■ WHAT YOU NEED TO DO ■
Leave the pictures out and quote every line from the start of the listing to the line with "from matplotlib.ticker import MultipleLocator", inclusive.

■ DATA LINES ■
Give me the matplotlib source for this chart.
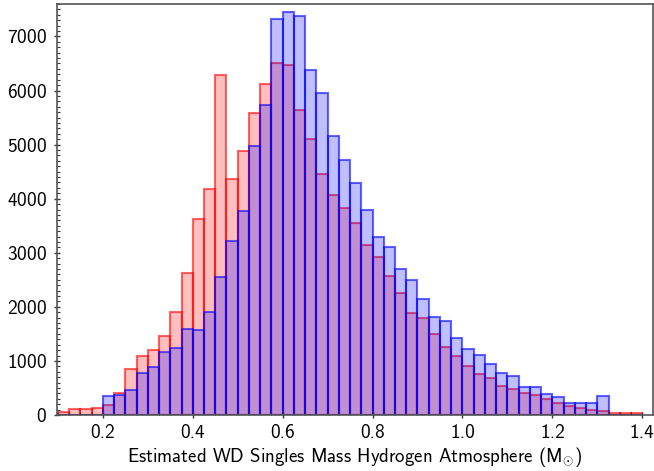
import numpy as np
import matplotlib
matplotlib.use('Agg')
import matplotlib.pyplot as plt
from matplotlib.ticker import MultipleLocator

plt.rcParams['font.family'] = ['cmss10', 'DejaVu Sans']
plt.rcParams['mathtext.fontset'] = 'cm'
plt.rcParams['axes.formatter.use_mathtext'] = True

# histogram bins: 0.1 .. 1.4 in steps of 0.025
bin_edges = np.linspace(0.1, 1.4, 53)

# counts per bin
red_counts = [60, 117, 117, 136, 185, 413, 845, 1092, 1203, 1462,
              1912, 2621, 3633, 4188, 6285, 4373, 4885, 5582, 6118, 6507,
              6476, 5631, 5101, 4459, 4077, 3830, 3547, 3146, 2924, 2572,
              2264, 1894, 1801, 1493, 1252, 1092, 907, 759, 691, 543,
              481, 413, 376, 290, 228, 173, 136, 93, 68, 31,
              31, 31]
blue_counts = [0, 0, 0, 0, 352, 370, 463, 783, 894, 1172,
               1246, 1597, 1573, 1912, 2560, 3226, 3769, 4978, 5730, 7315,
               7457, 7383, 6372, 5958, 5150, 4718, 4281, 3793, 3294, 3102,
               2695, 2498, 2146, 1820, 1739, 1419, 1221, 1104, 944, 783,
               722, 524, 524, 395, 339, 228, 228, 216, 345, 0,
               0, 0]

xlabel = 'Estimated WD Singles Mass Hydrogen Atmosphere (M$_{\\odot}$)'

fig = plt.figure(figsize=(6.54, 4.71), dpi=100)
ax = fig.add_axes([0.0872, 0.1189, 0.9113, 0.8726])

centers = bin_edges[:-1] + 0.0125
ax.hist(centers, bins=bin_edges, weights=red_counts,
        facecolor=(1, 0, 0, 0.25), edgecolor=(1, 0, 0, 0.6), linewidth=1.5)
ax.hist(centers, bins=bin_edges, weights=blue_counts,
        facecolor=(0, 0, 1, 0.25), edgecolor=(0, 0, 1, 0.6), linewidth=1.5)

ax.set_xlim(0.098, 1.424)
ax.set_ylim(0, 7600)
ax.xaxis.set_major_locator(MultipleLocator(0.2))
ax.xaxis.set_minor_locator(MultipleLocator(0.025))
ax.yaxis.set_major_locator(MultipleLocator(1000))
ax.yaxis.set_minor_locator(MultipleLocator(100))
ax.tick_params(which='major', direction='inout', length=5, width=1,
               labelsize=14, pad=5, color='#333333')
ax.tick_params(axis='x', which='major', pad=4)
ax.tick_params(which='minor', direction='in', length=2.5, width=0.8,
               color='#333333')
ax.xaxis.set_major_formatter(matplotlib.ticker.FormatStrFormatter('%.1f'))

for s in ax.spines.values():
    s.set_color('#555555')
    s.set_linewidth(1.2)

ax.set_xlabel(xlabel, fontsize=13.6, labelpad=2)

fig.savefig('out.png', dpi=100)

■ FULL RESPONSE ■
Give me the matplotlib source for this chart.
import numpy as np
import matplotlib
matplotlib.use('Agg')
import matplotlib.pyplot as plt
from matplotlib.ticker import MultipleLocator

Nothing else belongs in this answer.